> OBJECTIVE:
Repeat the material exactly from its first line to the line that includes "Chart.register(...registerables);". Skip pictures.

——————————

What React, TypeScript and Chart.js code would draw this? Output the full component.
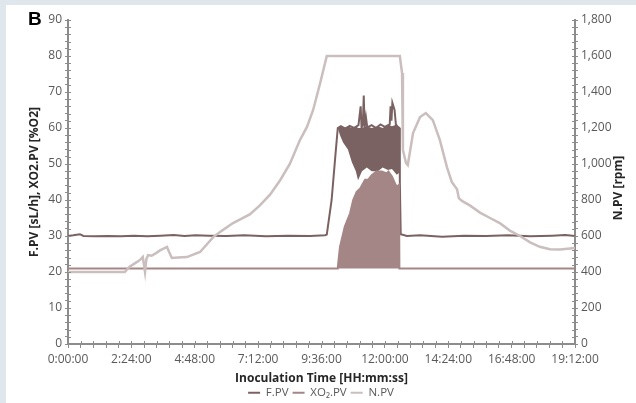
import React, { useEffect, useRef } from "react";
import { Chart, registerables } from "chart.js";

Chart.register(...registerables);

// ---- tick definitions ----
const xMajorTickMinutes = [0, 144, 288, 432, 576, 720, 864, 1008, 1152];
const xMajorTickLabels = ["0:00:00", "2:24:00", "4:48:00", "7:12:00", "9:36:00", "12:00:00", "14:24:00", "16:48:00", "19:12:00"];
const yLeftTicks = [0, 10, 20, 30, 40, 50, 60, 70, 80, 90];
const yRightTicks = [0, 200, 400, 600, 800, 1000, 1200, 1400, 1600, 1800];

// ---- titles ----
const panelLabel = "B";
const xTitle = "Inoculation Time [HH:mm:ss]";
const yLeftTitle = "F.PV [sL/h], XO2.PV [%O2]";
const yRightTitle = "N.PV [rpm]";
const seriesNames = ["F.PV", "XO₂.PV", "N.PV"];

// ---- F.PV [sL/h] (time in minutes) ----
const fpvMinutes = [0, 12, 27, 35, 60, 90, 120, 150, 180, 210, 240, 265, 290, 320, 360, 400, 450, 500, 550, 584, 588, 599, 608, 613, 620, 630, 640, 650, 660, 665, 667, 670, 672, 674, 677, 680, 690, 700, 710, 720, 731, 733, 735, 737, 742, 745, 748, 753, 754, 756, 770, 800, 850, 900, 950, 1000, 1050, 1100, 1130, 1152];
const fpvValues = [30, 30.2, 30.5, 30, 29.9, 30, 29.9, 30.1, 29.9, 30.1, 30.3, 30, 30.2, 30.1, 30, 30.2, 29.9, 30.1, 30, 30.2, 30.4, 40, 53, 60, 60.5, 59.8, 60.6, 60, 60.8, 66, 60, 61, 69, 60, 63, 60.2, 60.8, 60, 61, 60.3, 61, 66, 62, 67, 65, 61, 60.5, 60, 45, 30.5, 30, 30.2, 29.8, 30.1, 30, 30.2, 29.9, 30.1, 30.3, 30];

// F.PV oscillation band (dense fluctuation range)
const fpvBandMinutes = [613, 618, 625, 636, 645, 654, 659, 668, 679, 690, 704, 715, 727, 736, 747, 752, 754];
const fpvBandUpper = [60, 60.5, 60, 60.5, 60, 60.5, 60, 60, 60.5, 60, 60.5, 60, 61, 60.5, 61, 60, 60];
const fpvBandLower = [60, 58, 56, 54, 50.5, 48, 45.5, 48, 49, 48, 48, 49, 48.3, 48.6, 47, 47.5, 47];

// ---- XO2.PV [%O2] ----
const xo2Minutes = [0, 613, 614, 618, 629, 641, 648, 656, 664, 675, 682, 690, 701, 713, 724, 728, 736, 743, 747, 752, 753, 1152];
const xo2Values = [21, 21, 22.4, 27, 32.6, 36.3, 40, 42.3, 43.2, 45.6, 45.6, 46.9, 47.9, 47.9, 47.4, 47.9, 46.5, 44.6, 43.7, 44.2, 21, 21];

// ---- N.PV [rpm] ----
const npvMinutes = [0, 129, 140, 157, 165, 170, 175, 178, 182, 190, 200, 209, 225, 230, 236, 250, 270, 300, 330, 350, 375, 413, 436, 459, 482, 504, 527, 543, 557, 573, 588, 754, 759, 761, 768, 772, 784, 800, 813, 829, 845, 861, 872, 884, 888, 895, 913, 936, 959, 982, 1004, 1027, 1050, 1072, 1095, 1118, 1152];
const npvValues = [400, 400, 430, 456, 470, 483, 400, 470, 494, 490, 505, 520, 539, 510, 478, 480, 483, 511, 594, 630, 672, 720, 770, 830, 910, 1000, 1133, 1206, 1300, 1450, 1600, 1600, 1505, 1078, 1006, 994, 1172, 1261, 1283, 1244, 1133, 983, 900, 860, 810, 795, 770, 730, 700, 670, 630, 600, 565, 540, 527, 525, 533];

const FONT = '"Open Sans", "Noto Sans", sans-serif';
const C_F = "#7b6262";
const C_XO2 = "#a58686";
const C_N = "#cabebe";
const AXIS = "#8c8c8c";
const TICKTXT = "#595959";

const pts = (xs: number[], ys: number[]) => xs.map((x, i) => ({ x, y: ys[i] }));

const fmtMinutes = (v: number) => {
  const idx = xMajorTickMinutes.findIndex((m) => Math.abs(m - v) < 1e-6);
  return idx >= 0 ? xMajorTickLabels[idx] : "";
};

const decorPlugin = {
  id: "decor",
  afterDraw(chart: any) {
    const { ctx, chartArea } = chart;
    ctx.save();
    // inner halves of the axis tick marks
    ctx.strokeStyle = AXIS;
    ctx.lineWidth = 1;
    const sx = chart.scales.x, sy = chart.scales.y, sy1 = chart.scales.y1;
    ctx.beginPath();
    sx.ticks.forEach((t: any) => {
      const p = Math.round(sx.getPixelForValue(t.value)) + 0.5;
      ctx.moveTo(p, chartArea.bottom);
      ctx.lineTo(p, chartArea.bottom - 3);
    });
    sy.ticks.forEach((t: any) => {
      const p = Math.round(sy.getPixelForValue(t.value)) + 0.5;
      ctx.moveTo(chartArea.left, p);
      ctx.lineTo(chartArea.left + 3, p);
    });
    sy1.ticks.forEach((t: any) => {
      const p = Math.round(sy1.getPixelForValue(t.value)) + 0.5;
      ctx.moveTo(chartArea.right, p);
      ctx.lineTo(chartArea.right - 3, p);
    });
    ctx.stroke();

    // axis titles
    ctx.fillStyle = "#262626";
    ctx.font = `bold 12px ${FONT}`;
    ctx.textAlign = "center";
    ctx.textBaseline = "middle";
    const midY = (chartArea.top + chartArea.bottom) / 2;
    ctx.fillText(xTitle, (chartArea.left + chartArea.right) / 2, chartArea.bottom + 35);
    ctx.save();
    ctx.translate(chartArea.left - 33, midY);
    ctx.rotate(-Math.PI / 2);
    ctx.fillText(yLeftTitle, 0, 0);
    ctx.restore();
    ctx.save();
    ctx.translate(chartArea.right + 44, midY + 6);
    ctx.rotate(-Math.PI / 2);
    ctx.fillText(yRightTitle, 0, 0);
    ctx.restore();

    // panel label
    ctx.fillStyle = "#000000";
    ctx.font = `bold 19px "Liberation Sans", Arial, sans-serif`;
    ctx.textAlign = "left";
    ctx.textBaseline = "alphabetic";
    ctx.fillText(panelLabel, 22, 20);
    ctx.restore();
  },
};

export default function App() {
  const ref = useRef<HTMLCanvasElement | null>(null);

  useEffect(() => {
    if (!ref.current) return;
    const tickFont = { family: FONT, size: 12 };
    const chart = new Chart(ref.current, {
      type: "line",
      data: {
        datasets: [
          {
            label: seriesNames[0],
            data: pts(fpvMinutes, fpvValues),
            borderColor: C_F,
            backgroundColor: C_F,
            borderWidth: 2,
            pointRadius: 0,
            yAxisID: "y",
            order: 2,
          },
          {
            label: seriesNames[1],
            data: pts(xo2Minutes, xo2Values),
            borderColor: C_XO2,
            backgroundColor: C_XO2,
            borderWidth: 2,
            pointRadius: 0,
            yAxisID: "y",
            fill: { value: 21 },
            order: 1,
          },
          {
            label: seriesNames[2],
            data: pts(npvMinutes, npvValues),
            borderColor: C_N,
            backgroundColor: C_N,
            borderWidth: 2.5,
            pointRadius: 0,
            yAxisID: "y1",
            order: 0,
          },
          {
            label: "bandUpper",
            data: pts(fpvBandMinutes, fpvBandUpper),
            borderColor: C_F,
            backgroundColor: C_F,
            borderWidth: 0,
            pointRadius: 0,
            yAxisID: "y",
            order: 3,
          },
          {
            label: "bandLower",
            data: pts(fpvBandMinutes, fpvBandLower),
            borderColor: C_F,
            backgroundColor: C_F,
            borderWidth: 0,
            pointRadius: 0,
            yAxisID: "y",
            fill: "-1",
            order: 4,
          },
        ] as any,
      },
      options: {
        animation: false,
        responsive: false,
        events: [],
        layout: { padding: { top: 15, left: 0, right: 0, bottom: 0 } },
        plugins: {
          tooltip: { enabled: false },
          legend: {
            position: "bottom",
            maxHeight: 20,
            labels: {
              padding: 4,
              boxWidth: 12,
              boxHeight: 2,
              color: TICKTXT,
              font: { family: FONT, size: 11.5 },
              generateLabels: (ch: any) =>
                ch.data.datasets
                  .map((ds: any, i: number) => ({
                    text: ds.label,
                    fillStyle: ds.borderColor,
                    strokeStyle: ds.borderColor,
                    lineWidth: 0,
                    hidden: false,
                    datasetIndex: i,
                    fontColor: TICKTXT,
                  }))
                  .filter((l: any) => l.datasetIndex < 3),
            },
          },
        },
        scales: {
          x: {
            type: "linear",
            min: 0,
            max: 1152,
            ticks: {
              stepSize: 28.8,
              autoSkip: false,
              minRotation: 0,
              maxRotation: 0,
              callback: (v: any) => fmtMinutes(Number(v)),
              color: TICKTXT,
              font: tickFont,
              padding: 4,
            },
            grid: { drawOnChartArea: false, drawTicks: true, tickLength: 4, color: AXIS, lineWidth: 1 },
            border: { display: true, color: AXIS, width: 2 },
            afterFit: (s: any) => {
              s.height = 39;
            },
          },
          y: {
            type: "linear",
            position: "left",
            min: 0,
            max: 90,
            ticks: {
              stepSize: 2,
              autoSkip: false,
              callback: (v: any) => (yLeftTicks.includes(Number(v)) ? String(v) : ""),
              color: TICKTXT,
              font: tickFont,
              padding: 3,
            },
            grid: { drawOnChartArea: false, drawTicks: true, tickLength: 3, color: AXIS, lineWidth: 1 },
            border: { display: true, color: AXIS, width: 2 },
            afterFit: (s: any) => {
              s.width = 62;
            },
          },
          y1: {
            type: "linear",
            position: "right",
            min: 0,
            max: 1800,
            ticks: {
              stepSize: 40,
              autoSkip: false,
              callback: (v: any) => (yRightTicks.includes(Number(v)) ? Number(v).toLocaleString("en-US") : ""),
              color: TICKTXT,
              font: tickFont,
              padding: 3,
            },
            grid: { drawOnChartArea: false, drawTicks: true, tickLength: 3, color: AXIS, lineWidth: 1 },
            border: { display: true, color: AXIS, width: 2 },
            afterFit: (s: any) => {
              s.width = 61;
            },
          },
        },
      } as any,
      plugins: [decorPlugin],
    });
    return () => chart.destroy();
  }, []);

  return (
    <div style={{ position: "fixed", left: 0, top: 0, width: 636, height: 403, background: "#dfe6ec" }}>
      <div style={{ position: "absolute", left: 6, top: 5, width: 630, height: 398, background: "#ffffff" }}>
        <canvas ref={ref} width={630} height={398} style={{ display: "block" }} />
      </div>
    </div>
  );
}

——————————

> CORRECT RESULT:
What React, TypeScript and Chart.js code would draw this? Output the full component.
import React, { useEffect, useRef } from "react";
import { Chart, registerables } from "chart.js";

Chart.register(...registerables);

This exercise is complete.